Edward Karl, AICPA vice president–Taxation, testified at an IRS hearing Oct. 8 about proposed amendments to Circular 230 that would put into place many parts of the IRS’ plan to register and regulate tax return preparers (REG-138637-07). The proposed regulations would clarify the definition of tax practice, establish a new “registered tax return preparer” designation, define the eligibility requirements for becoming a registered tax return preparer, set tax return preparation standards, and amend the current rules covering continuing education providers.
A day earlier, the AICPA submitted a comment letter to the IRS on the proposed regulations, and Karl’s testimony reiterated many of the points made in that letter.
Nonsigning staff of CPA firms. Karl noted the AICPA’s previously expressed concerns about the breadth of the program and its recommendation that the IRS limit the applicability of the preparer tax identification number (PTIN) requirement to signing preparers and exempt nonsigning staff supervised by federally authorized tax practitioners (that is, CPAs, attorneys or enrolled agents). He again urged the IRS to exempt the nonsigning staff of CPA firms from the testing and continuing education requirements, and he said he was encouraged by the IRS’ announcement that it was still considering exempting employees of certain professional firms that would fall under the IRC § 6109 definition of tax return preparer from the testing and continuing education requirements (IR-2010-99).

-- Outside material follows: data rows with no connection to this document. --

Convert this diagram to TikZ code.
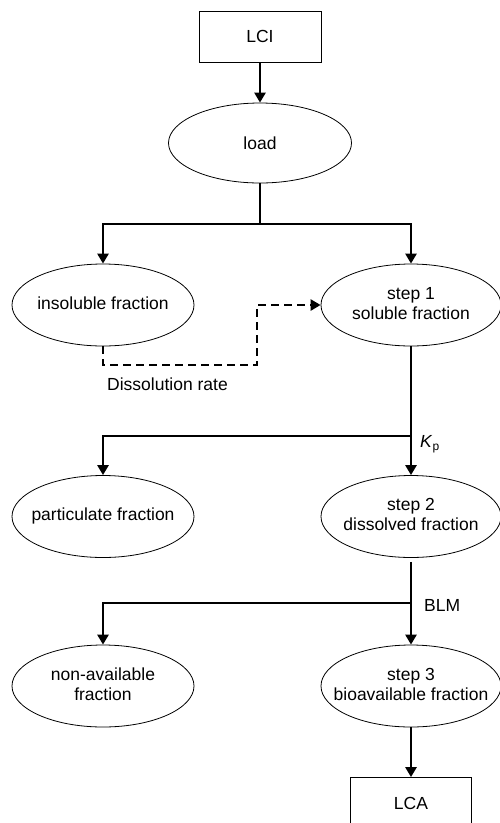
\documentclass[tikz,border=0pt]{standalone}
\usepackage{fontspec}
\setmainfont{Liberation Sans}
\usetikzlibrary{shapes.geometric,arrows.meta}
\newcommand{\etext}[1]{\makebox[0pt]{\begin{tabular}{@{}c@{}}#1\end{tabular}}}
\begin{document}
\begin{tikzpicture}[x=1pt,y=-1pt,
  font=\fontsize{17.5}{20}\selectfont,
  boxnode/.style={draw, line width=0.8pt, minimum width=122pt, minimum height=51pt, inner sep=0pt},
  ellnode/.style={draw, ellipse, line width=0.8pt, minimum width=182pt, minimum height=82pt, inner sep=0pt},
  conn/.style={line width=2.8pt},
  arr/.style={line width=2.8pt, -{Triangle[length=10pt,width=11pt]}},
  darr/.style={line width=2.8pt, dash pattern=on 8pt off 5pt, -{Triangle[length=10pt,width=11pt]}},
  lbl/.style={anchor=west, inner sep=0pt}]
\useasboundingbox (0,0) rectangle (500,823);
\node[boxnode] (lci) at (260,36.5) {LCI};
\node[ellnode, minimum width=183pt, minimum height=80pt] (load) at (260,143) {load};
\node[ellnode] (insol) at (103,305) {\etext{insoluble fraction}};
\node[ellnode, minimum width=180pt] (step1) at (411,305) {\etext{step 1\\soluble fraction}};
\node[ellnode] (part) at (103,516.5) {\etext{particulate fraction}};
\node[ellnode, minimum width=180pt] (step2) at (411,516.5) {\etext{step 2\\dissolved fraction}};
\node[ellnode] (nonav) at (103,686) {\etext{non-available\\fraction}};
\node[ellnode, minimum width=180pt] (step3) at (411,686) {\etext{step 3\\bioavailable fraction}};
\node[boxnode, minimum width=121pt] (lca) at (411,803) {LCA};
\coordinate (j1) at (260,224);
\coordinate (j2) at (411,436);
\coordinate (j3) at (411,603);
\coordinate (d1) at (257,365);
\node[lbl] (dr) at (107,384) {Dissolution rate};
\node[lbl] (kp) at (420,444) {\textit{K}\raisebox{-0.35ex}{\fontsize{12}{12}\selectfont p}};
\node[lbl] (blm) at (424,605) {BLM};
\draw[arr] (lci) -- (load);
\draw[conn] (load.south) -- (j1);
\draw[arr] (j1) -| (insol.north);
\draw[arr] (j1) -| (step1.north);
\draw[darr] (insol.south) |- (d1) |- (step1.west);
\draw[arr] (step1.south) -- (step2.north);
\draw[arr] (j2) -| (part.north);
\draw[arr, shorten <=4pt] (step2.south) -- (step3.north);
\draw[arr] (j3) -| (nonav.north);
\draw[arr] (step3.south) -- (lca.north);
\end{tikzpicture}
\end{document}
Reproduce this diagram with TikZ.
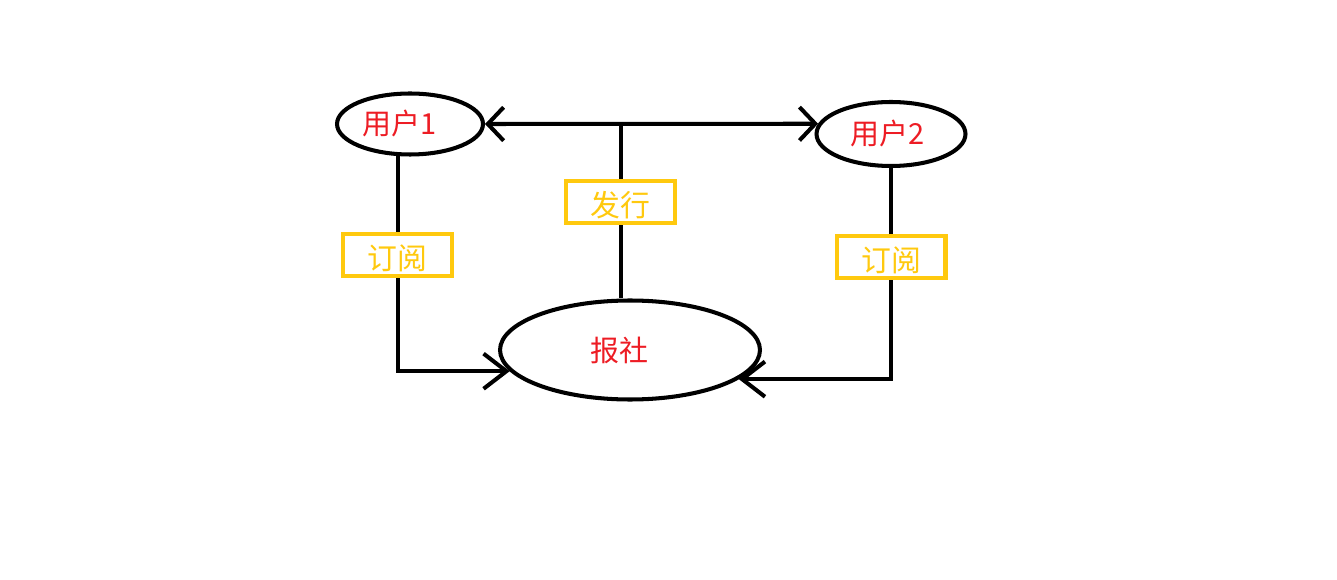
\documentclass[tikz,border=0pt]{standalone}
\usepackage{fontspec}
\setmainfont{Noto Sans CJK SC}
\usetikzlibrary{shapes.geometric, positioning, arrows.meta, calc}
\definecolor{paintred}{HTML}{ED1C24}
\definecolor{paintgold}{HTML}{FFC90E}
\tikzset{
  party/.style={ellipse, draw=black, line width=2.3pt, text=paintred, inner sep=0pt, font=\fontsize{16.5}{19}\selectfont},
  tag/.style={rectangle, draw=paintgold, fill=white, line width=2.3pt, text=paintgold, minimum width=2.18cm, minimum height=0.84cm, inner sep=0pt, text height=0.7cm, text depth=0.1cm, font=\fontsize{17}{20}\selectfont},
  arrow/.style={line width=2.3pt, -{Straight Barb[length=13pt, width=20pt, line width=2.3pt]}},
  twoway/.style={line width=2.3pt, {Straight Barb[length=9pt, width=19pt, line width=2.3pt]}-{Straight Barb[length=9pt, width=19pt, line width=2.3pt]}}
}

\begin{document}
\begin{tikzpicture}[
            x=0.02cm, y=-0.02cm
        ]
            \useasboundingbox (0,0) rectangle (1337,580);

            % Nodos Principales
            \node (user1) [party, minimum width=2.92cm, minimum height=1.22cm] at (410,124) {用户1\kern0.4cm};
            \node (user2) [party, minimum width=2.98cm, minimum height=1.28cm] at (891,134) {用户2\kern0.12cm};
            \node (paper) [party, minimum width=5.2cm, minimum height=1.98cm] at (630,350) {报社\kern0.44cm};

            % Publicar hacia los usuarios
            \draw [twoway] (user1.east) -- (user2.172);
            \coordinate (fork) at ($(user1.east)!0.407!(user2.172)$);
            \draw [line width=2.3pt] (fork) -- node[tag, pos=0.446] {发行} (paper.north -| fork);

            % Suscripciones
            \draw [arrow] (user1.249) |- node[tag, pos=0.229] {订阅} (paper.190);
            \draw [arrow] (user2.south) |- node[tag, pos=0.21] {订阅} (paper.345);

        \end{tikzpicture}
\end{document}
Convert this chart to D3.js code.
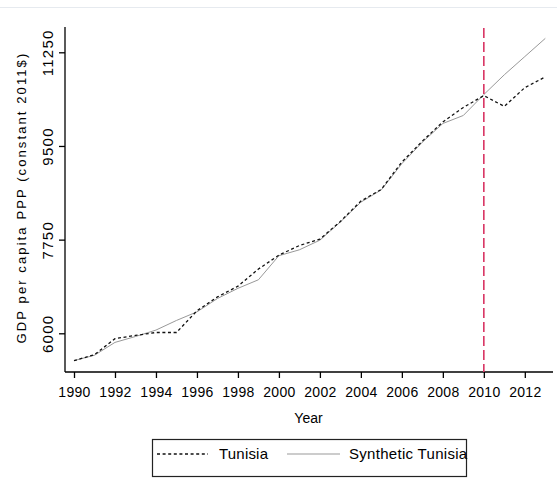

In his testimony, Karl asked the IRS to also exempt student interns from the return preparer registration program. The AICPA is concerned that subjecting student interns to the additional burdens and costs of the regime would do little to further the IRS’ stated goals while deterring interest in tax accounting internships.
Continuing education. The proposed regulations would require continuing education courses to be approved by the IRS Office of Professional Responsibility. Karl expressed concerns about the volume of continuing education courses that will require IRS approval and how timely the approval process will be. The AICPA recommends that courses offered by continuing education providers that are recognized for continuing education purposes by the licensing body of any state or are on the NASBA Registry of CPE Sponsors be exempt from the approval process.
Testing. The proposed regulations sought comment on whether a tax return preparer who solely prepares tax returns other than Form 1040 series returns should be permitted to prepare those other tax returns without successfully completing any examination. Karl repeated the AICPA’s recommendation that the IRS should delay implementation of the testing regime and should first evaluate whether the use of PTINs and extension of Circular 230 to all practitioners, combined with IRS tracking initiatives, is sufficient to address unethical and incompetent tax return preparation. Notwithstanding the AICPA’s overall concerns with an examination process, he indicated support for an exemption from competency testing for those tax return preparers who solely prepare returns other than Form 1040 series returns.
“Registered Tax Return Preparer.” Karl also reiterated the AICPA’s position that the term “registered tax return preparer,” which the IRS is using to describe the category of return preparers who are not CPAs, attorneys or enrolled agents, could mislead the public because the word “registered” implies a higher level of professional capability and education. The AICPA believes the term “authorized return preparer” would be more appropriate.
Other issues. Karl raised concerns about several other aspects of the proposed regulations, including:
- Inconsistencies in the definition of reckless behavior and gross incompetence in different sections of Circular 230;
- The need for a clearly defined objective test for determining what is a tax shelter; and
- The proposed expansion of the requirement that firms have adequate procedures in place to ensure compliance with Circular 230.
Finally, Karl asked that the proposed effective date of the proposed changes to firm compliance procedure requirements be pushed back—from 60 days after the regulations become final to six months after they become final—to give firms time to digest the new requirements and establish firm training and procedures to comply with them.